What you have to do >>
In the data below, find every line that has the string "chart", and copy it.

The records >>
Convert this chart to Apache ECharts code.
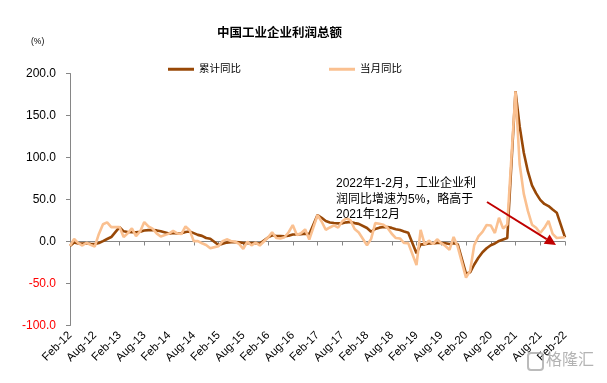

---

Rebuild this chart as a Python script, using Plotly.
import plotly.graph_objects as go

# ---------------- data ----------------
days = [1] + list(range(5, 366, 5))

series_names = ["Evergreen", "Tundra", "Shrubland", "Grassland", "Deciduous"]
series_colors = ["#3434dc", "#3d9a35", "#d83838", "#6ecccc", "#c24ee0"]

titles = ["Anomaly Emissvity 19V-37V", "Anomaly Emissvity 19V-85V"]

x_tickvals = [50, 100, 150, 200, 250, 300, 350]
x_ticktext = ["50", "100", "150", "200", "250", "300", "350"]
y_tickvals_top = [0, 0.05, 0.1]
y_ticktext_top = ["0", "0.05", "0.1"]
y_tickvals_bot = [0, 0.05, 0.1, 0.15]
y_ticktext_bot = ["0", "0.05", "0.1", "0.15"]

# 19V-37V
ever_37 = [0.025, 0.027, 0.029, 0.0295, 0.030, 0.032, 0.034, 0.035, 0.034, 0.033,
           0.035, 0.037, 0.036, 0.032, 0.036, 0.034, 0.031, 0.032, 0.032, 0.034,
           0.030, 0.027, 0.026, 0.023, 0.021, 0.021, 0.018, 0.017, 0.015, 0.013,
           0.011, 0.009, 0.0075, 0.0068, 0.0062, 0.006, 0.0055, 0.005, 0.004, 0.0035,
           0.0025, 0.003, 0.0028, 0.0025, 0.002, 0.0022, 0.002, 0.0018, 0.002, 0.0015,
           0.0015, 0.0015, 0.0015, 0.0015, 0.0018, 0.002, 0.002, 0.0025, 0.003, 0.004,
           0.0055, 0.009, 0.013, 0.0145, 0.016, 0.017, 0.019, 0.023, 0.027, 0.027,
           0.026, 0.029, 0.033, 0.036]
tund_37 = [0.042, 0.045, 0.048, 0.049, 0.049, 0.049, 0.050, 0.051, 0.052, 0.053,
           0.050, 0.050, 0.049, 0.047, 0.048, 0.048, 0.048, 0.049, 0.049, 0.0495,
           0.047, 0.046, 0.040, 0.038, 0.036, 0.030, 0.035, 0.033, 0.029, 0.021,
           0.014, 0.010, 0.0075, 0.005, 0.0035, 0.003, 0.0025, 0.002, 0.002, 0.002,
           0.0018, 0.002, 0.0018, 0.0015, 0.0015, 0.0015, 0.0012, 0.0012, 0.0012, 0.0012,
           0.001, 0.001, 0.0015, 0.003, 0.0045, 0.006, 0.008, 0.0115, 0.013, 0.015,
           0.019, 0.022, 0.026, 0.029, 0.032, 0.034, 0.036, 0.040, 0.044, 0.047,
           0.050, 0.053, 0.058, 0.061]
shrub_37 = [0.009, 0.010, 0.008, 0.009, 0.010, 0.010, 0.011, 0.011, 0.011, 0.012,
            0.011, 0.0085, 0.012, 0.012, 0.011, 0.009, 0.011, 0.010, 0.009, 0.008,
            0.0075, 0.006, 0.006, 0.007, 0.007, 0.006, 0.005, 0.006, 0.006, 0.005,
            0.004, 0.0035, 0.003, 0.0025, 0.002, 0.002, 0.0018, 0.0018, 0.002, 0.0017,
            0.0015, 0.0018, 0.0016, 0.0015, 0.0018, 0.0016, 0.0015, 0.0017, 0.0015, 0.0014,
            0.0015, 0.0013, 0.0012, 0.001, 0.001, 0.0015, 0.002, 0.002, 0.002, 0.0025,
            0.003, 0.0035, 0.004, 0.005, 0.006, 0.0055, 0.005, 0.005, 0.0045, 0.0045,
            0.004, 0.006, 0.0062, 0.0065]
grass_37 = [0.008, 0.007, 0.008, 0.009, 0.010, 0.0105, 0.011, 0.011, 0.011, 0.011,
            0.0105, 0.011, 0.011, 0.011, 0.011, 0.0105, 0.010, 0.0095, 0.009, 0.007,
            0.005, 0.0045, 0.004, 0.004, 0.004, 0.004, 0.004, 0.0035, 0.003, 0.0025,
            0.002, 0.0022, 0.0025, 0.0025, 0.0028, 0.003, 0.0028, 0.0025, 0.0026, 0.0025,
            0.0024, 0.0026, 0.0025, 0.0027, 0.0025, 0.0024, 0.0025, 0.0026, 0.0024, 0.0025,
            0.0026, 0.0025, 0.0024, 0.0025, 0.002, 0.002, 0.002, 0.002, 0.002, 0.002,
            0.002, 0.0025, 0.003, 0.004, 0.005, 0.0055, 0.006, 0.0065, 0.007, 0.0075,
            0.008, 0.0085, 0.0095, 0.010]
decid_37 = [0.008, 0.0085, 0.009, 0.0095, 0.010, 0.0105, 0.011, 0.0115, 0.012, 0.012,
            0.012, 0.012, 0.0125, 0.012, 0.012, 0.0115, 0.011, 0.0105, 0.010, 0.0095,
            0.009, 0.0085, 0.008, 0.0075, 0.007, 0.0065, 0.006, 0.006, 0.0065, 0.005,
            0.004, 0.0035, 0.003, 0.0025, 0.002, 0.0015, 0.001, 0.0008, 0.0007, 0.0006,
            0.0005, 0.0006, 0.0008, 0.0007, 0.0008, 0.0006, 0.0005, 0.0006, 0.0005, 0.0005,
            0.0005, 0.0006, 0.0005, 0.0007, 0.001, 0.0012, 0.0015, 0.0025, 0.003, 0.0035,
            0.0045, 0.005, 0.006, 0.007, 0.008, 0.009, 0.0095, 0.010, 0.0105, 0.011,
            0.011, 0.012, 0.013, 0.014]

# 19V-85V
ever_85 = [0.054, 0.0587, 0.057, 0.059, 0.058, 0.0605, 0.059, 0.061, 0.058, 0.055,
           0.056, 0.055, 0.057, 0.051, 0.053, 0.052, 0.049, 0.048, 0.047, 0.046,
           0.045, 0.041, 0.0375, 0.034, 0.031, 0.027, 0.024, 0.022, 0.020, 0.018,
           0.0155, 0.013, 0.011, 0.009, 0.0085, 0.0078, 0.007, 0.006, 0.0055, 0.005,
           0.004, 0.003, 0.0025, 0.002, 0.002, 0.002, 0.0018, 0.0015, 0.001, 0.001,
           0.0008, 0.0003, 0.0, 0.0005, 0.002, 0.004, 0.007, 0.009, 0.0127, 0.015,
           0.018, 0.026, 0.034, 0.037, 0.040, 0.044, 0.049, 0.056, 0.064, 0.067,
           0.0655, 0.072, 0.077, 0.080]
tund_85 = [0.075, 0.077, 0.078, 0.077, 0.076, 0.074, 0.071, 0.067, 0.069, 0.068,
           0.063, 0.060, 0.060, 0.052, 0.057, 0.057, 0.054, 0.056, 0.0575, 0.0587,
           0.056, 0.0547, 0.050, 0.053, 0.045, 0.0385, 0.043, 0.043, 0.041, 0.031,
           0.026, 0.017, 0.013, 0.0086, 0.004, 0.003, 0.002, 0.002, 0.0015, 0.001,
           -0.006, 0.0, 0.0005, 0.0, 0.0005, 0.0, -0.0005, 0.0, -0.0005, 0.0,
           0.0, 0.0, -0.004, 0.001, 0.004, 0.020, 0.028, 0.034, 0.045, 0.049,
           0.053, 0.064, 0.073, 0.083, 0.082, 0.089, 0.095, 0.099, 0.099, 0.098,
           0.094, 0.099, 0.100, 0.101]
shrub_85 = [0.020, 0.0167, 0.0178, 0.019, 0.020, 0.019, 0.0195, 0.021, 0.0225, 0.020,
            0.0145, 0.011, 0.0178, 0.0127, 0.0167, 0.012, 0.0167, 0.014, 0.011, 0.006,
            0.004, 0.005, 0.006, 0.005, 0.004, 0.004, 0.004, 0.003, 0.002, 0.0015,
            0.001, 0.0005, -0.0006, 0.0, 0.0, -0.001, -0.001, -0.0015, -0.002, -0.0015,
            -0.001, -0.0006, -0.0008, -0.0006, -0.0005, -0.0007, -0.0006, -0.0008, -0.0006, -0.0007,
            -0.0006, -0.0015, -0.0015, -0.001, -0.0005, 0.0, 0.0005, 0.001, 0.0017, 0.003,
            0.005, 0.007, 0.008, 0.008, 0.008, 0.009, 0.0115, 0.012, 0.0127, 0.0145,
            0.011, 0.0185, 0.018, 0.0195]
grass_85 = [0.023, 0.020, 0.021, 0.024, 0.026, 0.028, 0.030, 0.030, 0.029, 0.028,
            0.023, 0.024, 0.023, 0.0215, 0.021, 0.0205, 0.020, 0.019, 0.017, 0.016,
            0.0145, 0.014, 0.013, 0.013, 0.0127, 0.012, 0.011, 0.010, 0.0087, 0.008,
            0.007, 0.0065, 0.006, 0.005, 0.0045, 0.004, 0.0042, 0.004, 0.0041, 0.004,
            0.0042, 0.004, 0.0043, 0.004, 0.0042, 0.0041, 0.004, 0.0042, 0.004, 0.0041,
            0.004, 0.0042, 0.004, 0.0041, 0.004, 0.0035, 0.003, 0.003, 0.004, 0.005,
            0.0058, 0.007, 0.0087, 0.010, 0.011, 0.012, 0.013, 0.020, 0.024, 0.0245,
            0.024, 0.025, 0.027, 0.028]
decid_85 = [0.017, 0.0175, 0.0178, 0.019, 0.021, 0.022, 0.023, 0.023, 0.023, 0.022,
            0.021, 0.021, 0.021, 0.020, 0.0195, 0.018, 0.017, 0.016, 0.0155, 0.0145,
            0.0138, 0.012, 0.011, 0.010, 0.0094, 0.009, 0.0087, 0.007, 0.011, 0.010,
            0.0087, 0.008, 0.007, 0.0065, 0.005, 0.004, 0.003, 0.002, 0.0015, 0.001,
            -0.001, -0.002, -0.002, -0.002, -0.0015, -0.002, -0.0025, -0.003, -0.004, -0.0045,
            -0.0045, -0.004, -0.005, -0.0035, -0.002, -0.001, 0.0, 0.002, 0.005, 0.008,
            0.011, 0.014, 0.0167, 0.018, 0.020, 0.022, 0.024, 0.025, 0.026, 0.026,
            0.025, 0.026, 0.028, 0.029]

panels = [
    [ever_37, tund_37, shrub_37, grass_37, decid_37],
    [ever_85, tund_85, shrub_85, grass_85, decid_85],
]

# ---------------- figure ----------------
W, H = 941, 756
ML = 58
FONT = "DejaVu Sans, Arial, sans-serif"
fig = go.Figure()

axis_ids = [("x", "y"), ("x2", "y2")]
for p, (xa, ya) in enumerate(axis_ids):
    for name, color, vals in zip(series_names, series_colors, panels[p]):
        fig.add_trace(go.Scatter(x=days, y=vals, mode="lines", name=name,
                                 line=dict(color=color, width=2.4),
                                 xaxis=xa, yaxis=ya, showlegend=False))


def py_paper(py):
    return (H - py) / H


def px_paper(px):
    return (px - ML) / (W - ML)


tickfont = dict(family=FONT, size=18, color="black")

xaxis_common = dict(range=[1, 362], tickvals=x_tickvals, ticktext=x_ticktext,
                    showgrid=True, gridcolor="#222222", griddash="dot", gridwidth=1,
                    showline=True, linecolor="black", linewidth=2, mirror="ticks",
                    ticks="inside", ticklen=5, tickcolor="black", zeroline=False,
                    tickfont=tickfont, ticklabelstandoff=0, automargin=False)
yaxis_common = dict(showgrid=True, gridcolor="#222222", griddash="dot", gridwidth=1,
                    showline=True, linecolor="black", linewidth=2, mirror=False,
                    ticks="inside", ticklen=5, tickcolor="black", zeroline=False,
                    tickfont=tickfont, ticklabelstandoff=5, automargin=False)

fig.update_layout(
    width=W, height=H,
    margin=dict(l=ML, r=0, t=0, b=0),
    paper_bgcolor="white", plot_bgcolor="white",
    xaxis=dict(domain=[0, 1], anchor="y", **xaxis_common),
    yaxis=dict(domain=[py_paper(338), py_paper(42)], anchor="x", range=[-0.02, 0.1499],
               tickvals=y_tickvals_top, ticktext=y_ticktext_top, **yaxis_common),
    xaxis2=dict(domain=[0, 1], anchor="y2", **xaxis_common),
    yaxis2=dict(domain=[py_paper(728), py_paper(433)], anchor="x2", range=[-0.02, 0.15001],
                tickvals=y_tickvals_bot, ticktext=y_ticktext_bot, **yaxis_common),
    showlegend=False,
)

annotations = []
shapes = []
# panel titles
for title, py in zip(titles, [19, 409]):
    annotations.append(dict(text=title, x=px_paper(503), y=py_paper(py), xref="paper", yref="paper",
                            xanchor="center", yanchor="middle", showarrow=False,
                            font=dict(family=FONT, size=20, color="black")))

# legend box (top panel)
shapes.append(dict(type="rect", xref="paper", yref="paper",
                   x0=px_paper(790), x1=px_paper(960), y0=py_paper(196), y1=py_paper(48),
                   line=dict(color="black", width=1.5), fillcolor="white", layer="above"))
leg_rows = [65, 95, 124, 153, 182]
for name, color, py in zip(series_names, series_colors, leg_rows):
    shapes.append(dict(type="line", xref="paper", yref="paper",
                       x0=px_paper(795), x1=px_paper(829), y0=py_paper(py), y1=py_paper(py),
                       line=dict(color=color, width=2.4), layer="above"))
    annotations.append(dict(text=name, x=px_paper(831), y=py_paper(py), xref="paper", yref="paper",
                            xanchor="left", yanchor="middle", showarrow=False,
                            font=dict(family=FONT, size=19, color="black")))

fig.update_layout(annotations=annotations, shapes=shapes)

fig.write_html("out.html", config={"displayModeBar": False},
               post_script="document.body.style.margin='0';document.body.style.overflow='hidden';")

---

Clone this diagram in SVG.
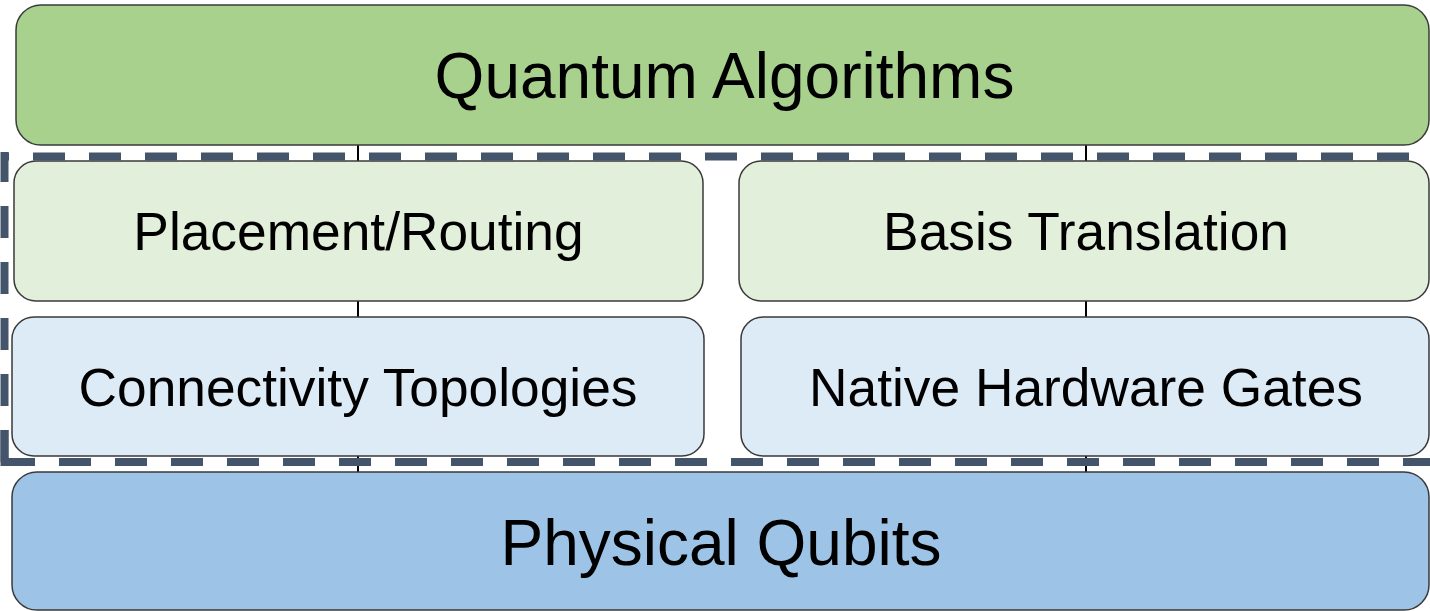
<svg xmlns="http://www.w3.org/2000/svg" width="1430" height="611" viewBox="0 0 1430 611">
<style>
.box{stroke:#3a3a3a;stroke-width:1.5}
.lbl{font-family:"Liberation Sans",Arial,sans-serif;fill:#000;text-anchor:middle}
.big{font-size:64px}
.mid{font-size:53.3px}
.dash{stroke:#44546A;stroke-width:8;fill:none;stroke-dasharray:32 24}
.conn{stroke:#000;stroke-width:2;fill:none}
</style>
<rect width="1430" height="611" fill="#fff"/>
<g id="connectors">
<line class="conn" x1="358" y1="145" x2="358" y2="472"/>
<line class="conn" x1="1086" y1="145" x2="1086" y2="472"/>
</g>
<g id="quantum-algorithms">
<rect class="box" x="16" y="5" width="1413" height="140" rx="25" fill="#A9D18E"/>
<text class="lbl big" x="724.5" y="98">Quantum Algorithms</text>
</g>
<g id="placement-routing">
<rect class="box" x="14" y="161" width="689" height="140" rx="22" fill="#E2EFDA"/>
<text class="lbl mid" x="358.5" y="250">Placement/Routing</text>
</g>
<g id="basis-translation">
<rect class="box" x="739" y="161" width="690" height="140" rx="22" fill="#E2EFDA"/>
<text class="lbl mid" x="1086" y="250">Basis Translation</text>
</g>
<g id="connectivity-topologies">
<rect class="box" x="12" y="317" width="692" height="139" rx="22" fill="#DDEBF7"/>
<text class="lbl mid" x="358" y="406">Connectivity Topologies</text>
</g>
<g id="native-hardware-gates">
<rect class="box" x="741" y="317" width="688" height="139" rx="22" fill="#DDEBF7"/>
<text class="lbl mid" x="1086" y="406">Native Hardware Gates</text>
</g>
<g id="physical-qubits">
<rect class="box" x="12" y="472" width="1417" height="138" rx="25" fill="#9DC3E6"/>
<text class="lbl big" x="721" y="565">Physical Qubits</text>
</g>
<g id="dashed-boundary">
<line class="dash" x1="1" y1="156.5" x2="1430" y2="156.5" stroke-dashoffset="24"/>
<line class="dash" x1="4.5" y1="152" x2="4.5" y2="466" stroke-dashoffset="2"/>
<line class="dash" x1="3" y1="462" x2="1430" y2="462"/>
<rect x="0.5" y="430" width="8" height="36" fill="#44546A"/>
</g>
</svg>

Output for this exercise >>
Convert this chart to Apache ECharts code.
Rebuild this chart as a Python script, using Plotly.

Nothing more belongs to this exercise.